HOUSTON - Monday's official exoneration of Michael Morton - after serving 25 years in a Texas prison for a murder he did not commit - is just the latest example of a fallible criminal justice system, and one more reason the public is growing increasingly wary of capital punishment, according to Kathryn Kase, a death-penalty lawyer who directs the Texas Defender Service's Trial Project.

Kase thinks public sentiment is approaching a tipping point, reflected, in part, by a sharp decline in Texas executions in 2011.

"Texas hit a 30-year low in new death sentences; we had only eight. We hit a 15-year low in executions; we had only 13. And Texans are having a growing problem with the death penalty."

Recent polls indicate support for capital punishment has dropped nearly 20 points nationwide in the last couple of decades, with a slim majority now preferring to see life sentences without parole. Since Texas began allowing juries to use that option in 2005, Kase says courts have increasingly embraced it as a less-expensive alternative.

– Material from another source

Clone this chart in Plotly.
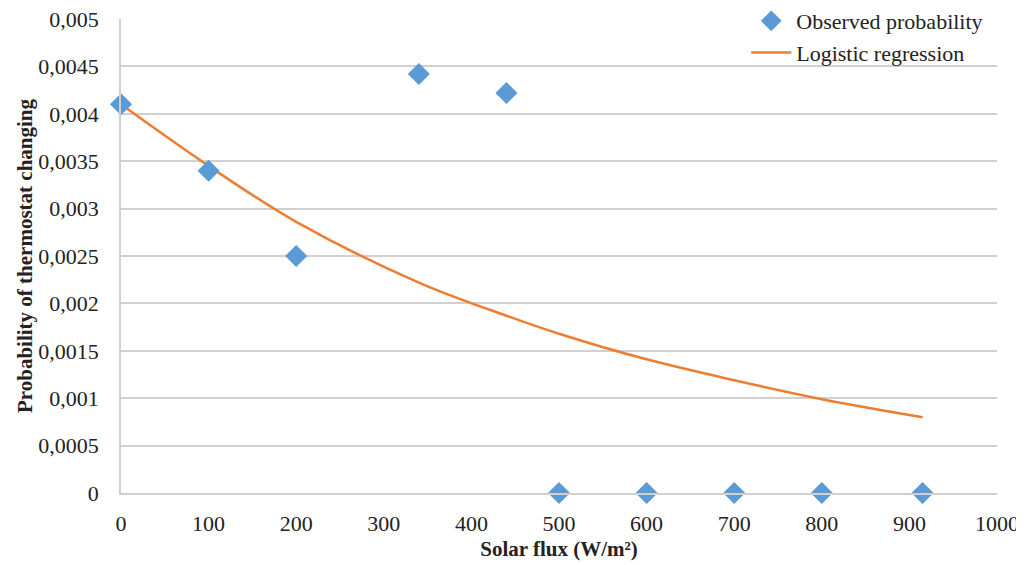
import plotly.graph_objects as go

# Observed data
obs_x = [0, 100, 200, 340, 440, 500, 600, 700, 800, 915]
obs_p = [0.0041, 0.0034, 0.0025, 0.00442, 0.00422, 0, 0, 0, 0, 0]

# Logistic regression curve
fit_x = [0, 100, 200, 340, 440, 500, 600, 700, 800, 915]
fit_p = [0.0041, 0.00345, 0.00286, 0.00222, 0.00187, 0.00168, 0.00141, 0.00119, 0.00099, 0.0008]

y_ticks = [0, 0.0005, 0.001, 0.0015, 0.002, 0.0025, 0.003, 0.0035, 0.004, 0.0045, 0.005]
y_ticktext = ["0", "0,0005", "0,001", "0,0015", "0,002", "0,0025", "0,003", "0,0035", "0,004", "0,0045", "0,005"]
x_ticks = [0, 100, 200, 300, 400, 500, 600, 700, 800, 900, 1000]

FONT = "Liberation Serif"

fig = go.Figure()
fig.add_trace(go.Scatter(
    x=fit_x, y=fit_p, mode="lines", name="Logistic regression",
    line=dict(color="#ED7D31", width=2.5, shape="spline"),
))
fig.add_trace(go.Scatter(
    x=obs_x, y=obs_p, mode="markers", name="Observed probability",
    marker=dict(symbol="diamond", size=17, color="#5B9BD5"),
    cliponaxis=False,
))

fig.update_layout(
    width=1016, height=557,
    margin=dict(l=113, r=27, t=11, b=72, autoexpand=False),
    paper_bgcolor="white", plot_bgcolor="white",
    font=dict(family=FONT, size=22, color="#222222"),
    showlegend=True,
    legend=dict(
        x=0.99, y=1.04, xanchor="right", yanchor="top",
        bgcolor="rgba(0,0,0,0)", font=dict(family=FONT, size=22),
        traceorder="reversed", itemwidth=40,
    ),
    xaxis=dict(
        range=[0, 1000], tickvals=x_ticks, showgrid=False,
        showline=True, linecolor="#d0d0d0", linewidth=1.5,
        zeroline=False, ticks="", ticklabelstandoff=10,
        ticklabeloverflow="allow",
        title=dict(text="<b>Solar flux (W/m²)</b>", font=dict(family=FONT, size=21), standoff=6),
    ),
    yaxis=dict(
        range=[0, 0.005], tickvals=y_ticks, ticktext=y_ticktext,
        showgrid=True, gridcolor="#d0d0d0", gridwidth=1.5,
        showline=True, linecolor="#d0d0d0", linewidth=1.5,
        zeroline=False, ticks="", ticklabelstandoff=16,
        ticklabeloverflow="allow",
        title=dict(text="<b>Probability of thermostat changing</b>", font=dict(family=FONT, size=21), standoff=0),
    ),
)

fig.write_html("out.html")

Some death-penalty supporters say today's reduced use of capital punishment is not so much a mark of changing opinion as it is a result of falling murder rates. But Kase thinks growing awareness of a combination of factors is at play.

"There are innocent people on death row, the costs are very, very high - compared to life in prison - and we disproportionately use the death penalty against people of color."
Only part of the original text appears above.